ブルーレーザとIRレーザ、ハイブリッドコンセプト
ブルー半導体レーザを製品化しているメーカーは国内外に数社あるが、ここでは主に展示会Photonixのブースにおいて取材をした、レーザーライン社の
製品について紹介をする。
ブルーレーザの高出力化方式
レーザーライン社では、高出力レーザ素子技術が確立されており、このレーザバーをスタックすることで1kW、2kW、 3kW、4kWを出力する積層レーザスタックモジュールとしている。
現在、IR波長で1スタックあたり最大4 ~ 5kWが実現している。ブルーレーザについて同社の説明は、以下の通りである。
「スタック1kW+1kWを合 わせて2kWのモデルで、これは偏光カプリング方式である。さらなる高出力化は波長カプリング技術を利用する。現在のブルーの波長450nmと他波長を利用、これにより理 論 上、2kWモデルは4kWになる。ブルーの波長域であれば、波長カプリングでも、熱加工なので、加工結果は基本的に変わらない。
高出力化は、現在のチップ単体の出力が5W程度だが、それが今後高出力化していく。チップ自体の出力が上がれば、一段と高出力になる」。
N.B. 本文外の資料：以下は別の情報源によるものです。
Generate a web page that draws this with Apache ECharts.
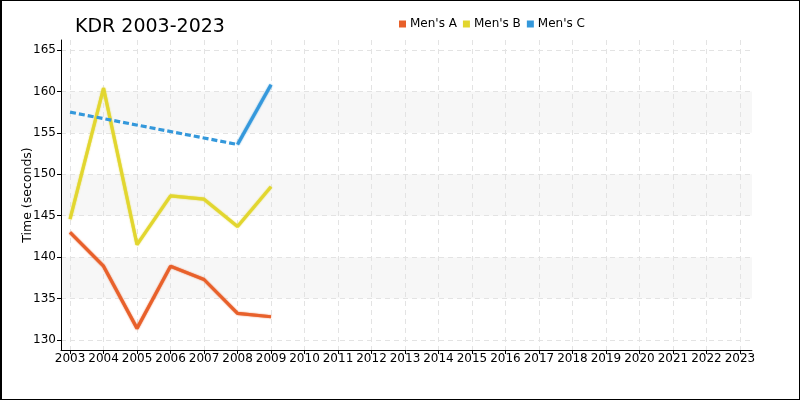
<!DOCTYPE html>
<html>
<head>
<meta charset="utf-8">
<script src="https://cdn.jsdelivr.net/npm/echarts@6/dist/echarts.min.js"></script>
<style>
html,body{margin:0;padding:0;background:#fff;}
#wrap{width:800px;height:400px;box-sizing:border-box;border:1px solid #000;border-left-width:2px;position:relative;overflow:hidden;}
#chart{position:absolute;left:-2px;top:-1px;width:800px;height:400px;}
</style>
</head>
<body>
<div id="wrap"><div id="chart"></div></div>
<script>
const years = [2003, 2004, 2005, 2006, 2007, 2008, 2009];
const xTicks = [2003,2004,2005,2006,2007,2008,2009,2010,2011,2012,2013,2014,2015,2016,2017,2018,2019,2020,2021,2022,2023];
const yTicks = [130, 135, 140, 145, 150, 155, 160, 165];
const mensA = [143.0, 138.9, 131.4, 138.9, 137.3, 133.2, 132.8];
const mensB = [144.6, 160.4, 141.5, 147.4, 147.0, 143.7, 148.5];
const mensC = [157.5, null, null, null, null, 153.6, 160.8];
const seriesNames = ["Men's A", "Men's B", "Men's C"];
const colors = ['#e8602a', '#e2d62e', '#3498db'];

function pairs(vals) {
  return years.map((y, i) => [y, vals[i]]);
}
// dashed connectors across gaps (only endpoints of each gap)
function gapLinks(vals) {
  const out = [];
  let last = -1;
  for (let i = 0; i < vals.length; i++) {
    if (vals[i] == null) continue;
    if (last >= 0 && i - last > 1) {
      out.push([years[last], vals[last]], [years[i], vals[i]], [null, null]);
    }
    last = i;
  }
  return out;
}

const chart = echarts.init(document.getElementById('chart'), null, {renderer: 'canvas'});
const FONT = 'DejaVu Sans';
const lineSeries = (name, vals, color) => ({
  name: name, type: 'line', data: pairs(vals), showSymbol: false, symbol: 'none',
  lineStyle: {width: 3.2, color: color, shadowColor: color, shadowBlur: 1.5, opacity: 0.95},
  itemStyle: {color: color},
  connectNulls: false, animation: false, z: 3
});
const series = [
  lineSeries(seriesNames[0], mensA, colors[0]),
  lineSeries(seriesNames[1], mensB, colors[1]),
  lineSeries(seriesNames[2], mensC, colors[2]),
  {
    name: seriesNames[2] + ' gap', type: 'line', data: gapLinks(mensC), showSymbol: false, symbol: 'none',
    lineStyle: {width: 3.2, color: colors[2], type: [6, 3]}, connectNulls: false, animation: false, z: 3
  }
];

chart.setOption({
  animation: false,
  color: colors,
  title: {
    text: 'KDR 2003-2023', left: 70, top: 13,
    textStyle: {fontFamily: FONT, fontSize: 19, fontWeight: 'normal', color: '#000'}
  },
  legend: {
    data: seriesNames, left: 394, top: 13, itemGap: 6, itemWidth: 7, itemHeight: 7,
    icon: 'rect',
    textStyle: {fontFamily: FONT, fontSize: 12, color: '#000', padding: [0, 0, 0, -1]}
  },
  grid: {left: 61, right: 48, top: 40, bottom: 50, containLabel: false},
  xAxis: {
    type: 'value', min: 2002.73, max: 2023.36,
    axisLine: {show: true, lineStyle: {color: '#000', width: 1}},
    axisTick: {show: true, length: 4, lineStyle: {color: '#000'}, customValues: xTicks},
    axisLabel: {fontFamily: FONT, fontSize: 12, color: '#000', margin: 3, customValues: xTicks,
      formatter: v => String(v)},
    splitLine: {show: true, lineStyle: {color: '#e3e3e3', type: [5, 4], width: 1}}
  },
  yAxis: {
    type: 'value', min: 128.79, max: 166.21,
    name: 'Time (seconds)', nameLocation: 'middle', nameGap: 27, nameRotate: 90,
    nameMoveOverlap: false,
    nameTextStyle: {fontFamily: FONT, fontSize: 12.5, color: '#000'},
    axisLine: {show: true, lineStyle: {color: '#000', width: 1}},
    axisTick: {show: true, length: 4, lineStyle: {color: '#000'}, customValues: yTicks},
    axisLabel: {fontFamily: FONT, fontSize: 12, color: '#000', margin: 5, customValues: yTicks},
    splitLine: {show: true, lineStyle: {color: '#e3e3e3', type: [5, 4], width: 1}},
    splitArea: {show: true, areaStyle: {color: ['rgba(255,255,255,0)', '#f7f7f7']}}
  },
  series: series
});
</script>
</body>
</html>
高出力化の技術は、単にバーの積層を増やすだけではない。冷却技術も重要である。
「バーの積層数が多くなると、放熱が必要なのでビーム品質にも関係するが、積層数は無限に増やせるわけではない。当社には、マイクロチャネルクーリングという冷却技術があるので、放熱特性のマネージメントが可能である。また、出力光の先端にマイクロレンズをつけ、広がり角を抑え、ビームを分割し、光を合成する。そういう高等技術があるので、バーからの光出力を1本のラインビームに重ね、ファイバに導入する。この光学系のノウハウにより、バーで高出力化しても小さなファイバに入れることができる」。
国内のメーカーでは、島津製作所が高主力ブルーレーザを発表している。同社の説明では、「空間多重、波長多重、偏波多重を組み合わせて高出力化、高輝度化を実現した」としている。また、大阪大、島津製作所、日亜化学工業、古河電気工業は「青色半導体レーザ接合加工研究会」の設立(2020/12)を発表している。同研究会のターゲットアプリケーションとして挙げているのは、リチウムイオンバッテリー、EVモーター、EVモーター用バスバー溶接、リチウムイオンバッテリー電極溶接、EVモーターコイル巻線溶接、異種材料の接合などである。
以上の現状を見ていくと、レーザーライン社の2kWブルーレーザは、世界最高クラスの出力である。
半導体レーザ、グリーンとブルー
Industrial Laser Solutions Online、2021年6月の記事「グリーンとブルーレーザによる高品質溶接」が紹介されている。
従来技術について、レーザーライン社の認識では、「これまでは市場にIRレーザしかなかったので銅の加工が困難であり、溶接が不安定で、抵抗溶接で処理していたがスピードが遅い」。
この記事では、「銅では、IR放射の5%程度の吸収率」「グリーンとブルー領域の光は、IRと比べて非鉄金属では最大20倍の効率。従って、溶融に必要なエネルギーは、大幅に低い」(1)と紹介している。
では、グリーンレーザとブルーレーザとでは何が違うのだろうか。
グリーンレーザ
産業アプリケーションに必要とされる適切なパワーは通常、515nmと532nm領域でこの波長を得るためには周波数2倍のIRレーザの第2高周波を利用する。従って、効率が低く、製造工程ではパワー減となり、高価な冷却と複雑な光学的設定が必要になる。